Integration with Margin Pools
Glow Finance’s Margin Pools serve as the backbone for managing liquidity within margin accounts. These pools provide a dynamic framework that adjusts interest rates based on utilization, ensuring an optimized environment for both lenders and borrowers.
What Are Margin Pools?
Margin Pools are liquidity reserves where users deposit assets to facilitate borrowing and leveraging activities. The pools dynamically adjust interest rates according to supply and demand, promoting an efficient and competitive lending ecosystem. These pools operate with dual goals:
- Providing Liquidity: Margin Pools aim to provide borrowers with access to funds while balancing the availability of assets for withdrawal by lenders. However, it is important to note that liquidity (the ability to withdraw fully) is not guaranteed at all times, due to the case where all lender deposits in a pool are fully borrowed by users of the protocol. In scenarios of high utilization—where most assets in the pool are lent out—borrowers may temporarily face restricted access to funds, and lenders may not be able to withdraw fully. The utilization and interest rate curve for the protocol has been designed carefully such that during these times, lending rates for the highly utilized asset will offer rates well above 100% APY to lenders; this aims to rapidly attract new capital to the platform and thus solving the lack of liquidity available to withdraw for lenders. Of course, lenders may also choose to simply do nothing, since they will earn such a high lending rate at these times.
To mitigate this possibility for lenders who do want to withdraw, Glow utilizes a utilization rate interest curve. As the utilization ratio of an asset pool approaches 100%, the lending rates for that pool increase sharply. This mechanism is designed to quickly attract additional liquidity to the pool, providing more accessible funds for borrowing and withdrawals, while simultaneously incentivizing repayments from borrowers.
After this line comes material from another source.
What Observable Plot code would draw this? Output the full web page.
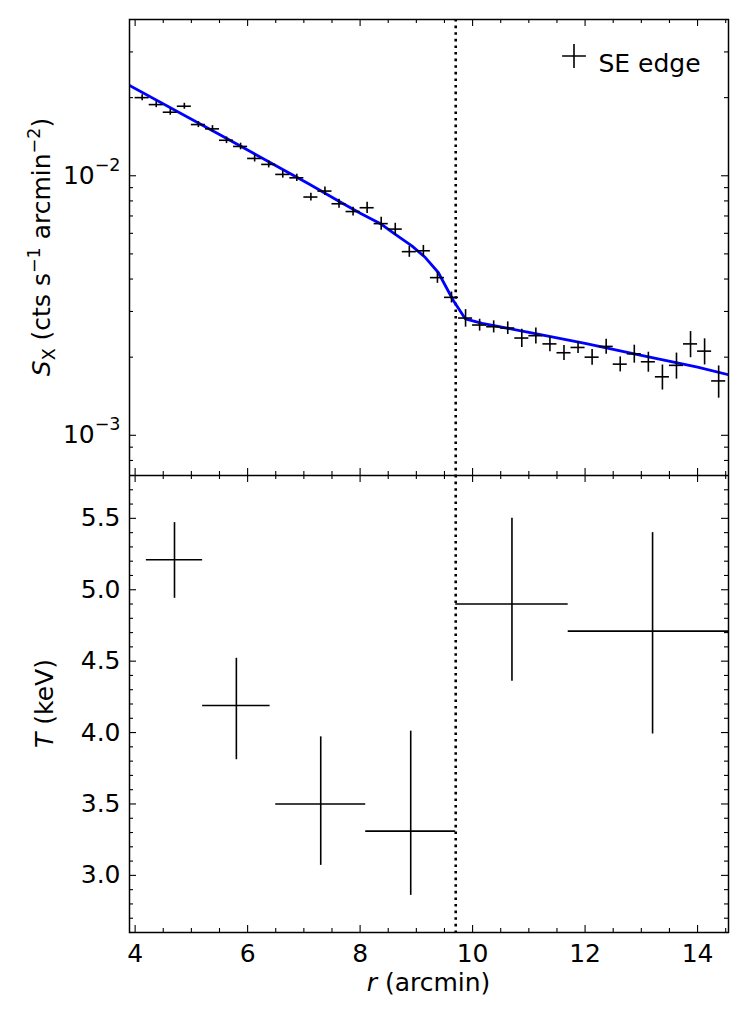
<!DOCTYPE html>
<html><head><meta charset="utf-8">
<script src="https://cdn.jsdelivr.net/npm/d3@7"></script>
<script src="https://cdn.jsdelivr.net/npm/@observablehq/plot@0.6"></script>
<style>
html,body{margin:0;padding:0;background:#fff;overflow:hidden}
#chart svg{display:block;max-width:none}
#chart text{white-space:pre}
</style></head><body><div id="chart"></div>
<script>
// ---- Surface brightness profile (top panel) ----
const sxR = [4.125,4.375,4.625,4.875,5.125,5.375,5.625,5.875,6.125,6.375,6.625,6.875,7.125,7.375,7.625,7.875,8.125,8.375,8.625,8.875,9.125,9.375,9.625,9.875,10.125,10.375,10.625,10.875,11.125,11.375,11.625,11.875,12.125,12.375,12.625,12.875,13.125,13.375,13.625,13.875,14.125,14.375];
const sxVal = [0.0200,0.0188,0.01757,0.01853,0.01575,0.01516,0.0137,0.01297,0.01166,0.01106,0.01012,0.00982,0.00828,0.00873,0.0078,0.00728,0.00753,0.00654,0.00623,0.0051,0.00514,0.00405,0.0034,0.00283,0.00266,0.00262,0.00259,0.00237,0.00242,0.00225,0.00208,0.00218,0.0020,0.0022,0.00188,0.00206,0.00192,0.00168,0.00186,0.00225,0.00211,0.00162];
const sxErr = [0.00053,0.00050,0.00047,0.00049,0.00042,0.00044,0.00040,0.00038,0.00036,0.00034,0.00033,0.00032,0.00029,0.00033,0.00031,0.00029,0.00037,0.00038,0.00033,0.00025,0.00025,0.00020,0.000165,0.00022,0.00014,0.00014,0.000145,0.00019,0.00017,0.00015,0.00014,0.000116,0.00014,0.000146,0.000125,0.000164,0.00017,0.000186,0.000214,0.00026,0.000243,0.00023];
const sxBinHalfWidth = 0.125;
// best-fit model curve
const modelR = [3.9,5.5,7.1,7.67,8.02,8.38,8.62,8.92,9.16,9.39,9.66,9.87,10.17,11.0,12.0,13.0,14.0,14.6];
const modelVal = [0.02228,0.01442,0.00927,0.00787,0.00714,0.00650,0.00596,0.00537,0.00484,0.00424,0.00330,0.00281,0.00270,0.00249,0.00226,0.00203,0.00183,0.00170];
// ---- Temperature profile (bottom panel) ----
const tR = [4.7,5.8,7.3,8.9,10.7,13.2];
const tRErr = [0.5,0.6,0.8,0.8,1.0,1.5];
const tVal = [5.21,4.19,3.50,3.31,4.90,4.71];
const tErrLo = [0.27,0.38,0.43,0.45,0.54,0.72];
const tErrHi = [0.26,0.33,0.47,0.70,0.60,0.69];
const edgeR = 9.7;
const legendLabel = "SE edge";
// ---- ticks ----
const xMajorTicks = [4,6,8,10,12,14];
const xMinorTicks = [4.5,5,5.5,6.5,7,7.5,8.5,9,9.5,10.5,11,11.5,12.5,13,13.5,14.5];
const sxMajorTicks = [1e-3,1e-2];
const sxMinorTicks = [8e-4,9e-4,2e-3,3e-3,4e-3,5e-3,6e-3,7e-3,8e-3,9e-3,2e-2,3e-2];
const tMajorTicks = [3.0,3.5,4.0,4.5,5.0,5.5];
const tMinorTicks = [2.6,2.7,2.8,2.9,3.1,3.2,3.3,3.4,3.6,3.7,3.8,3.9,4.1,4.2,4.3,4.4,4.6,4.7,4.8,4.9,5.1,5.2,5.3,5.4,5.6,5.7,5.8];

(function () {
const sxData = sxR.map((r,i)=>({r, s:sxVal[i], e:sxErr[i]}));
const model = modelR.map((r,i)=>({r, s:modelVal[i]}));
const tData = tR.map((r,i)=>({r, re:tRErr[i], t:tVal[i], lo:tErrLo[i], hi:tErrHi[i]}));

const W = 747, ML = 129, MR = 19;
const IW = W - ML - MR;
const MAJ = 7, MIN = 4;
const FONT = "DejaVu Sans";
const FS = 25, FS_SUP = 17.5;

function frameTicks(xMaj, xMin, yMaj, yMin, ih) {
  const o = {stroke:"black", strokeWidth:1.1};
  return [
    Plot.tickX(xMaj, {x:d=>d, insetTop: ih-MAJ, ...o}),
    Plot.tickX(xMaj, {x:d=>d, insetBottom: ih-MAJ, ...o}),
    Plot.tickX(xMin, {x:d=>d, insetTop: ih-MIN, ...o}),
    Plot.tickX(xMin, {x:d=>d, insetBottom: ih-MIN, ...o}),
    Plot.tickY(yMaj, {y:d=>d, insetRight: IW-MAJ, ...o}),
    Plot.tickY(yMaj, {y:d=>d, insetLeft: IW-MAJ, ...o}),
    Plot.tickY(yMin, {y:d=>d, insetRight: IW-MIN, ...o}),
    Plot.tickY(yMin, {y:d=>d, insetLeft: IW-MIN, ...o})
  ];
}

const xDomain = [3.9, 14.55];
const topH = 475, topMT = 19;
const topPlot = Plot.plot({
  width: W, height: topH, marginTop: topMT, marginBottom: 0, marginLeft: ML, marginRight: MR,
  style: {fontFamily: FONT, fontSize: FS + "px", color: "black", background: "transparent"},
  x: {domain: xDomain, axis: null},
  y: {type: "log", domain: [7e-4, 0.04]},
  marks: [
    Plot.ruleX([edgeR], {x:d=>d, stroke:"black", strokeWidth:2.6, strokeDasharray:"2.6,4"}),
    Plot.line(model, {x:"r", y:"s", stroke:"#0000ff", strokeWidth:2.8, clip:true}),
    Plot.ruleX(sxData, {x:"r", y1:d=>d.s-d.e, y2:d=>d.s+d.e, stroke:"black", strokeWidth:1.6}),
    Plot.ruleY(sxData, {y:"s", x1:d=>d.r-sxBinHalfWidth, x2:d=>d.r+sxBinHalfWidth, stroke:"black", strokeWidth:1.6}),
    Plot.frame({stroke:"black", strokeWidth:1.5}),
    ...frameTicks(xMajorTicks, xMinorTicks, sxMajorTicks, sxMinorTicks, topH-topMT),
    Plot.axisY({ticks: sxMajorTicks, tickSize:0, tickPadding:9, label:null, fontSize:FS,
      tickFormat: d => "10^" + Math.round(Math.log10(d))}),
    Plot.dot([legendLabel], {frameAnchor:"top-right", dx:-154.5, dy:36.5, symbol:"plus", r:7.7, stroke:"black", strokeWidth:1.6}),
    Plot.text([legendLabel], {frameAnchor:"top-right", dx:-130, dy:35, text:d=>d, textAnchor:"start", fontSize:FS, fill:"black"})
  ]
});

const botH = 544, botMB = 87;
const bottomPlot = Plot.plot({
  width: W, height: botH, marginTop: 0, marginBottom: botMB, marginLeft: ML, marginRight: MR,
  style: {fontFamily: FONT, fontSize: FS + "px", color: "black", background: "transparent"},
  x: {domain: xDomain},
  y: {domain: [2.6, 5.8]},
  marks: [
    Plot.ruleX([edgeR], {x:d=>d, stroke:"black", strokeWidth:2.6, strokeDasharray:"2.6,4"}),
    Plot.ruleX(tData, {x:"r", y1:d=>d.t-d.lo, y2:d=>d.t+d.hi, stroke:"black", strokeWidth:1.6, clip:true}),
    Plot.ruleY(tData, {y:"t", x1:d=>d.r-d.re, x2:d=>d.r+d.re, stroke:"black", strokeWidth:1.6, clip:true}),
    Plot.frame({stroke:"black", strokeWidth:1.5}),
    ...frameTicks(xMajorTicks, xMinorTicks, tMajorTicks, tMinorTicks, botH-botMB),
    Plot.axisY({ticks: tMajorTicks, tickSize:0, tickPadding:9, label:null, fontSize:FS, tickFormat: d3.format(".1f")}),
    Plot.axisX({ticks: xMajorTicks, tickSize:0, tickPadding:12, label:null, fontSize:FS, tickFormat: d3.format("d")})
  ]
});

// superscript exponents on log tick labels
const svgNS = "http://www.w3.org/2000/svg";
topPlot.querySelectorAll("text").forEach(t => {
  const m = t.textContent.match(/^10\^(-?\d+)$/);
  if (m) {
    t.textContent = "10";
    const ts = document.createElementNS(svgNS, "tspan");
    ts.setAttribute("dy", "-13");
    ts.setAttribute("font-size", FS_SUP);
    ts.textContent = m[1].replace("-", "\u2212");
    t.appendChild(ts);
  }
});

// axis titles
function addLabel(svg, x, y, rot, parts) {
  const t = d3.select(svg).append("text")
    .attr("transform", `translate(${x},${y}) rotate(${rot})`)
    .attr("text-anchor", "middle").attr("font-family", FONT).attr("font-size", FS).attr("fill", "black");
  parts.forEach(p => {
    const s = t.append("tspan").text(p.text);
    if (p.italic) s.attr("font-style", "italic");
    if (p.size) s.attr("font-size", p.size);
    if (p.dy) s.attr("dy", p.dy);
  });
}
addLabel(topPlot, 50, (topMT + topH) / 2, -90, [
  {text:"S", italic:true}, {text:"X", size:FS_SUP, dy:5}, {text:" (cts s", dy:-5},
  {text:"\u22121", size:FS_SUP, dy:-10}, {text:" arcmin", dy:10}, {text:"\u22122", size:FS_SUP, dy:-10}, {text:")", dy:10}
]);
addLabel(bottomPlot, 53, (botH - botMB) / 2, -90, [{text:"T", italic:true}, {text:" (keV)"}]);
addLabel(bottomPlot, ML + IW / 2, 516, 0, [{text:"r", italic:true}, {text:" (arcmin)"}]);

const chart = document.getElementById("chart");
chart.appendChild(topPlot);
chart.appendChild(bottomPlot);
})();
</script></body></html>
- Yield Generation: Lenders earn interest based on their contributions and the pool’s utilization rate.
Key Features
- Dynamic Interest Rates - Utilization and Rates:
- A pool’s health and usability are primarily determined by its utilization rate. Interest rates are calculated based on utilization rate — the ratio of borrowed liquidity to total available liquidity. High utilization signifies that most of the pool’s liquidity is borrowed, triggering higher interest rates to attract new deposits. Conversely, low utilization leads to lower interest rates in order to incentivize inexpensive borrowing.
- Higher utilization increases interest rates, incentivizing new deposits and balancing the pool’s liquidity.
- Dual Roles for Users:
- Lenders: Deposit assets into Margin Pools and earn yield, benefiting from competitive rates while increasing account collateral in case borrowing is desired.
- Borrowers: Access liquidity by borrowing against their deposited collateral, leveraging their positions for strategic investments.
- Deposit and Borrow Limits: Glow Finance enforces global limits on the amount users can deposit and borrow to ensure the platform's stability and liquidity management. These limits are designed to safeguard the protocol from overexposure and maintain a sustainable ecosystem for all users, and will be raised over time.
- Risk Management: The system ensures sufficient liquidity is maintained by managing interest rates and imposing collateral requirements for borrowers. Additionally, there is a safety buffer feature in place that caps pool utilization at 95%. In the rare event where bad debt occurs, losses will be socialized across lenders. This approach ensures that no single user bears the brunt of protocol-level risks, aligning Glow Finance with best practices in DeFi liquidity management. In the event of an unrecoverable bad debt beyond insurance, losses will be socialized across lenders. Standing protocol fees that have been earned for a particular asset pool can also be counted as a backstop/insurance fund (likely only will partially cover bad debt until fees accrue over time).
User Experience in Margin Pools
When users interact with Glow’s Margin Pools:
- They can deposit assets directly into the pools by simply depositing assets to a margin account, which increases the available liquidity.
- Users can borrow from these pools, leveraging their collateral for advanced strategies.
- Interest rates for both deposits and loans are transparently displayed in the application interface, enabling users to make informed decisions.
How Glow Enhances Margin Pools
Glow Finance simplifies and optimizes the traditional lending pool model:
- Efficient Liquidity Management: Glow's system dynamically adjusts to user behavior, maintaining liquidity availability for both deposits and withdrawals.
- Enhanced User Control: Users can monitor their positions and risks with real-time metrics and alerts.
- Simplified Access: No need for complex configurations—users deposit, borrow, and leverage seamlessly within the platform.